2. Dinas Kebudayaan dan Pariwisata provinsi Jawa Timur memperbanyak
program
yang memberikan peluang bagi penghayat kepercayaan untuk memperdalam
keyakinannya serta menampung
aspirasinya melalui seminar, sarasehan, maupun pertemuan-pertemuan
yang setara.
3. Dinas
Kebudayaan dan Pariwisata Provinsi Jawa Timur Membantu para
penghayat
kepercayaan yang mau mendaftarkan organisasinya untuk mendapatkan inventarisasi di tingkat pusat.
4. Dalam ranah
internal komunitas penghayat harus mulai merintis adanya lembaga pendidikan,
baik non-formal maupun formal sebagai wadah internalisasi dan sosialisasi
nilai-nilai luhur penghayat kepercayaan. Ini sekaligus sebagai wadah kaderisasi
agar lahir generasi penerus ajaran leluhur yang siap mendharma-baktikan ilmu
pengetahuannya di masa yang akan datang.
5. Dalam ranah
eksternal, komunitas penghayat kepercayaan dapat menjalin komunikasi dan
kerjasama dengan lembaga pendidikan di luar penghayat untuk dapat memberikan
ruang bagi sosialisasi dan pendidikan tentang penghayat kepercayaan.

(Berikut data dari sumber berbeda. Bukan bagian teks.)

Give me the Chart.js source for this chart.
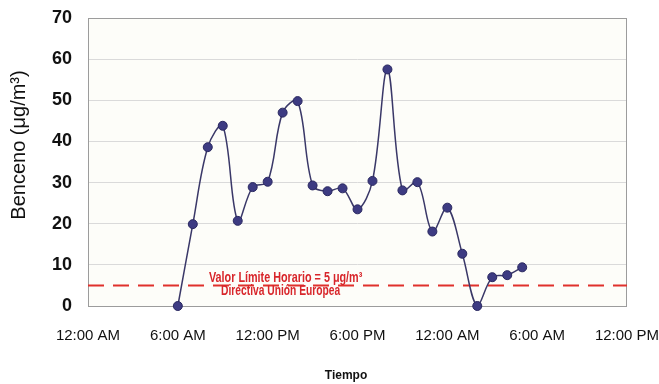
<!DOCTYPE html>
<html>
<head>
<meta charset="utf-8">
<script src="https://cdn.jsdelivr.net/npm/chart.js@4.4.1/dist/chart.umd.min.js"></script>
<style>
    html, body { margin: 0; padding: 0; background: #ffffff; }
    #wrap { width: 659px; height: 384px; position: relative; }
</style>
</head>
<body>
<div id="wrap"><canvas id="chart"></canvas></div>
<script>
// Hourly benzene readings (hours from the first midnight)
const hours = [6, 7, 8, 9, 10, 11, 12, 13, 14, 15, 16, 17, 18, 19, 20, 21, 22, 23, 24, 25, 26, 27, 28, 29];
const benzene = [0, 19.9, 38.6, 43.8, 20.7, 28.9, 30.2, 47.0, 49.8, 29.3, 27.9, 28.6, 23.5, 30.4, 57.5, 28.1, 30.1, 18.1, 23.9, 12.7, 0, 7.0, 7.5, 9.4];

// EU hourly limit value
const limitValue = 5;
const limitLabel = ['Valor Límite Horario = 5 μg/m³', 'Directiva Unión Europea'];

// Axis ticks
const timeTicks = ['12:00 AM', '6:00 AM', '12:00 PM', '6:00 PM', '12:00 AM', '6:00 AM', '12:00 PM'];
const yTitle = 'Benceno (μg/m³)';
const xTitle = 'Tiempo';

const points = hours.map((h, i) => ({ x: h, y: benzene[i] }));
const limitLine = [{ x: 0, y: limitValue }, { x: 36, y: limitValue }];

// Plot frame, background and hand placed titles
const framePlugin = {
    id: 'frame',
    beforeDraw(chart) {
        const { ctx, chartArea: a } = chart;
        ctx.save();
        ctx.fillStyle = '#fdfdf9';
        ctx.fillRect(a.left, a.top, a.right - a.left, a.bottom - a.top);
        ctx.restore();
    },
    beforeDatasetsDraw(chart) {
        const { ctx, chartArea: a } = chart;
        ctx.save();
        ctx.strokeStyle = '#9c9c9c';
        ctx.lineWidth = 1;
        ctx.strokeRect(a.left + 0.5, a.top + 0.5, a.right - a.left - 1, a.bottom - a.top);
        ctx.restore();
    },
    afterDraw(chart) {
        const { ctx, scales } = chart;
        ctx.save();
        // y title
        ctx.fillStyle = '#111111';
        ctx.font = '20px "Liberation Sans", Arial, sans-serif';
        ctx.textAlign = 'center';
        ctx.textBaseline = 'middle';
        ctx.translate(19, 145);
        ctx.rotate(-Math.PI / 2);
        ctx.fillText(yTitle, 0, 0);
        ctx.restore();

        // x title
        ctx.save();
        ctx.fillStyle = '#111111';
        ctx.font = 'bold 12px "Liberation Sans", Arial, sans-serif';
        ctx.textAlign = 'center';
        ctx.textBaseline = 'middle';
        ctx.fillText(xTitle, 346, 376);
        ctx.restore();

        // limit annotation
        const lx = scales.x.getPixelForValue(13);
        const ly = scales.y.getPixelForValue(limitValue);
        ctx.save();
        ctx.fillStyle = '#d8262b';
        ctx.font = 'bold 15px "Liberation Sans", Arial, sans-serif';
        ctx.textAlign = 'center';
        ctx.textBaseline = 'middle';
        ctx.translate(lx + 3, ly);
        ctx.scale(0.72, 1);
        ctx.fillText(limitLabel[0], 0, -8);
        ctx.translate(-5 / 0.72, 0);
        ctx.scale(0.95, 1);
        ctx.fillText(limitLabel[1], 0, 5);
        ctx.restore();
    }
};

new Chart(document.getElementById('chart'), {
    type: 'line',
    data: {
        datasets: [{
            label: 'Benceno',
            data: points,
            borderColor: '#3a3868',
            borderWidth: 1.5,
            backgroundColor: '#3d3b82',
            pointBackgroundColor: '#3d3b82',
            pointBorderColor: '#2a2860',
            pointBorderWidth: 1,
            pointRadius: 4.5,
            tension: 0.35,
            clip: false,
            order: 1
        }, {
            label: 'Límite',
            data: limitLine,
            borderColor: '#e0312c',
            borderWidth: 2,
            borderDash: [16, 9],
            pointRadius: 0,
            tension: 0,
            order: 2
        }]
    },
    options: {
        responsive: true,
        maintainAspectRatio: false,
        animation: false,
        layout: { padding: { top: 18, right: 32, bottom: 0, left: 0 } },
        plugins: {
            legend: { display: false },
            tooltip: { enabled: false }
        },
        scales: {
            x: {
                type: 'linear',
                min: 0,
                max: 36,
                afterFit(scale) {
                    scale.height = 78;
                    scale.paddingLeft = 0;
                    scale.paddingRight = 0;
                },
                grid: { display: false, drawTicks: false },
                border: { display: false },
                ticks: {
                    stepSize: 6,
                    padding: 21,
                    maxRotation: 0,
                    color: '#111111',
                    font: { family: '"Liberation Sans", Arial, sans-serif', size: 15 },
                    callback: (v) => timeTicks[v / 6]
                }
            },
            y: {
                min: 0,
                max: 70,
                afterFit(scale) {
                    scale.width = 88;
                    scale.paddingTop = 0;
                    scale.paddingBottom = 0;
                },
                grid: { color: '#dadada', lineWidth: 1, drawTicks: false },
                border: { display: false },
                ticks: {
                    stepSize: 10,
                    padding: 16,
                    color: '#111111',
                    font: { family: '"Liberation Sans", Arial, sans-serif', size: 18, weight: 'bold' }
                }
            }
        }
    },
    plugins: [framePlugin]
});
</script>
</body>
</html>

- Mengembangkan program-program dan
kegiatan-kegiatan yang lebih menarik,
sehingga diminati terutama oleh kalangan anak, remaja, mahasiswa dan
pemuda. Hal ini penting agar gagasan dan nilai-nilai luhur penghayat
kepercayaan dapat dengan mudah diserap oleh mereka dan mempraktikkannya
dalam kehidupan bermasyarakat, berbangsa dan bernegara.
VI.
PENUTUP
Setiap warga Negara dan komunitas di dalamnya memiliki
kesempatan yang sama untuk memperoleh
kehidupan yang sdamai tanpa ada diskrininasi dari pihak lain. Seperti para penghayat kepercayaan.
Peluang dan kesempatan harus diciptakan dan diisi dengan sebaik mungkin dengan
langkah strategis untuk mendapatkan
suasana yang tentram, damai, harmonis dalam kehidupan bermasyarakat.